Written instruction =
Beginning with the first line, set down every line through the one containing "import seaborn as sns", exactly as it appears, but not the pictures.

Recorded information =
□ □ □ □ □ □ □

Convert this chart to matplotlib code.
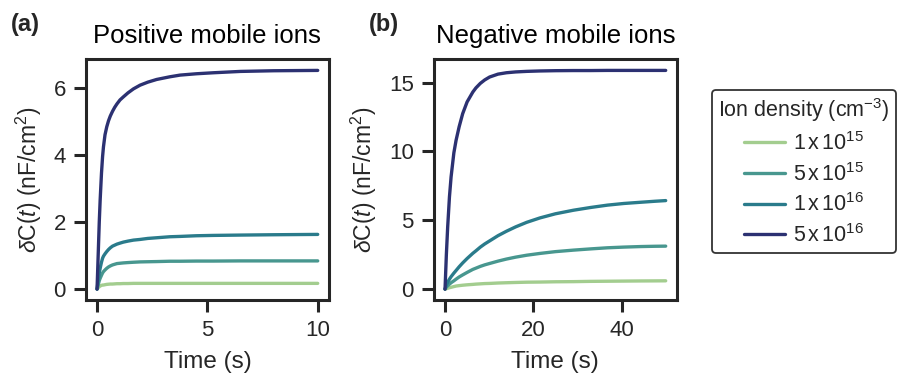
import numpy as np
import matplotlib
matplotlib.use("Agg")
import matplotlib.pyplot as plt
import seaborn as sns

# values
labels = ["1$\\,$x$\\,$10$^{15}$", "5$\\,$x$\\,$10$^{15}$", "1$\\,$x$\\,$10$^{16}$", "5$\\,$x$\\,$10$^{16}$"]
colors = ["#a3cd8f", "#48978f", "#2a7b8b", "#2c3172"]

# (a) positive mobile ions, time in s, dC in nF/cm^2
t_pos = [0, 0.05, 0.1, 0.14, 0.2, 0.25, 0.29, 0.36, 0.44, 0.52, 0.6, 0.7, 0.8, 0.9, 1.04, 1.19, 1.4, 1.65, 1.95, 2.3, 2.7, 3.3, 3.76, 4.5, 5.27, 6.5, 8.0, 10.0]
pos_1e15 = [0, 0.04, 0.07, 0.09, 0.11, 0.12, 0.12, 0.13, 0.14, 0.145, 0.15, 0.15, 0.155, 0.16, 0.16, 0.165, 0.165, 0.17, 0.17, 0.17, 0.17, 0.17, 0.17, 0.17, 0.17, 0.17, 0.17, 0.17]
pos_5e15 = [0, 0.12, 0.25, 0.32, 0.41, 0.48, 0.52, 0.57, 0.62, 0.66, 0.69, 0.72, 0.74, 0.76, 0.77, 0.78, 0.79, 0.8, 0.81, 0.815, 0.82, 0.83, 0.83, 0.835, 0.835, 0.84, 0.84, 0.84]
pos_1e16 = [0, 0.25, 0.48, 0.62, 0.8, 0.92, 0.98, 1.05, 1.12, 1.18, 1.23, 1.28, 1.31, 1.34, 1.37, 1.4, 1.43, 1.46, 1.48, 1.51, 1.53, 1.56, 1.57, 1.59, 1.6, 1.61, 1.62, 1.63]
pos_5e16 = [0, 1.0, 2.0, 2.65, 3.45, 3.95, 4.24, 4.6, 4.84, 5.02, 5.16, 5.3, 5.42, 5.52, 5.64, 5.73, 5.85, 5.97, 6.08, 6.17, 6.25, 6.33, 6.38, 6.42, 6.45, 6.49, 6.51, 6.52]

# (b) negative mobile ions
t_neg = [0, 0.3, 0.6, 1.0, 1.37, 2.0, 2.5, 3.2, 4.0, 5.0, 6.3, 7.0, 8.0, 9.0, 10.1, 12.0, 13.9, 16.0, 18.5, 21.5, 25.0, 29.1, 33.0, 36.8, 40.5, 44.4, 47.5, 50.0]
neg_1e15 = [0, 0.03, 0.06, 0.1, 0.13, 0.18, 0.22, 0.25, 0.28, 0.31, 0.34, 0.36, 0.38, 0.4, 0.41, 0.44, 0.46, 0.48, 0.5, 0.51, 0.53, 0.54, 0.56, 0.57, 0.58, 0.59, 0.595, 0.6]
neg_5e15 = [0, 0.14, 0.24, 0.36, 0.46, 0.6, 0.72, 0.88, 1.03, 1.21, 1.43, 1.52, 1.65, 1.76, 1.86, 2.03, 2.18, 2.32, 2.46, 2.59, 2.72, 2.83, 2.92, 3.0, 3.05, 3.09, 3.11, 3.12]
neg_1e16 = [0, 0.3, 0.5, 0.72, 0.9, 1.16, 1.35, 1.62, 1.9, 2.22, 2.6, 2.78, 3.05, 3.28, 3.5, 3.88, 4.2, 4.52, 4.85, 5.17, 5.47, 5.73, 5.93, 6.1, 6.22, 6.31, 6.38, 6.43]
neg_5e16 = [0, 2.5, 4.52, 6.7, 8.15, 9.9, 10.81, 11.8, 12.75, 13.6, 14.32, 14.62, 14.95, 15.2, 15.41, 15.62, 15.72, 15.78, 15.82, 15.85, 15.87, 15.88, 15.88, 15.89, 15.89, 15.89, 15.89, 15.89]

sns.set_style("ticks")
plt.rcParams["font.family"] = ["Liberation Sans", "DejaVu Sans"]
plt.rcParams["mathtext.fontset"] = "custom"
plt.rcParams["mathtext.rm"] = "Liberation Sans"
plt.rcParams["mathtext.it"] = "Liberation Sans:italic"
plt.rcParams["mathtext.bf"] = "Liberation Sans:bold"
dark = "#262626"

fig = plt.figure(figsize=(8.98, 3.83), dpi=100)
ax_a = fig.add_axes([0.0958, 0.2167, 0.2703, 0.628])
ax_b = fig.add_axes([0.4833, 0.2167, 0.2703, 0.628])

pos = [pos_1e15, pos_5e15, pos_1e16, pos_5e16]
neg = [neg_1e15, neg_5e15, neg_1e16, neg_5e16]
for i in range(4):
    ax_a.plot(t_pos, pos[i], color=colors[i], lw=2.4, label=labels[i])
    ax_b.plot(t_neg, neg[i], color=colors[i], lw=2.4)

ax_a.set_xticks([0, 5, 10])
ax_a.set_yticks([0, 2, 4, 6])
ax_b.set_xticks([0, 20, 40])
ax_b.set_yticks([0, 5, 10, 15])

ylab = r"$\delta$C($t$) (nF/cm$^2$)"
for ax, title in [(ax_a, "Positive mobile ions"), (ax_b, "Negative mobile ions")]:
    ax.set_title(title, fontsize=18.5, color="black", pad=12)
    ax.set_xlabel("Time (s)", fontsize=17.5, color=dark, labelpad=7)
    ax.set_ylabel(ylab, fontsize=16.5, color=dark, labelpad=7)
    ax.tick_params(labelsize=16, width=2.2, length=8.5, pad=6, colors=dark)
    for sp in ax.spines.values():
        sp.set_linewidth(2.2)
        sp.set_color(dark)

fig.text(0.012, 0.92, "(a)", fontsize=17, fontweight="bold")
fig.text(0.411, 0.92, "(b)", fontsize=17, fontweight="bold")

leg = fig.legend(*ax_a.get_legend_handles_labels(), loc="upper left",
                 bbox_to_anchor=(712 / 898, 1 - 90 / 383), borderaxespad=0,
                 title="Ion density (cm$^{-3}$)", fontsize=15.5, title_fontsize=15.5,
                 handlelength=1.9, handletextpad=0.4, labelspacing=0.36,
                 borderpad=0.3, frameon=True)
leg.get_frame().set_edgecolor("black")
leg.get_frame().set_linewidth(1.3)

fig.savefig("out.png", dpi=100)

□ □ □ □ □ □ □

Answer to this problem =
Convert this chart to matplotlib code.
import numpy as np
import matplotlib
matplotlib.use("Agg")
import matplotlib.pyplot as plt
import seaborn as sns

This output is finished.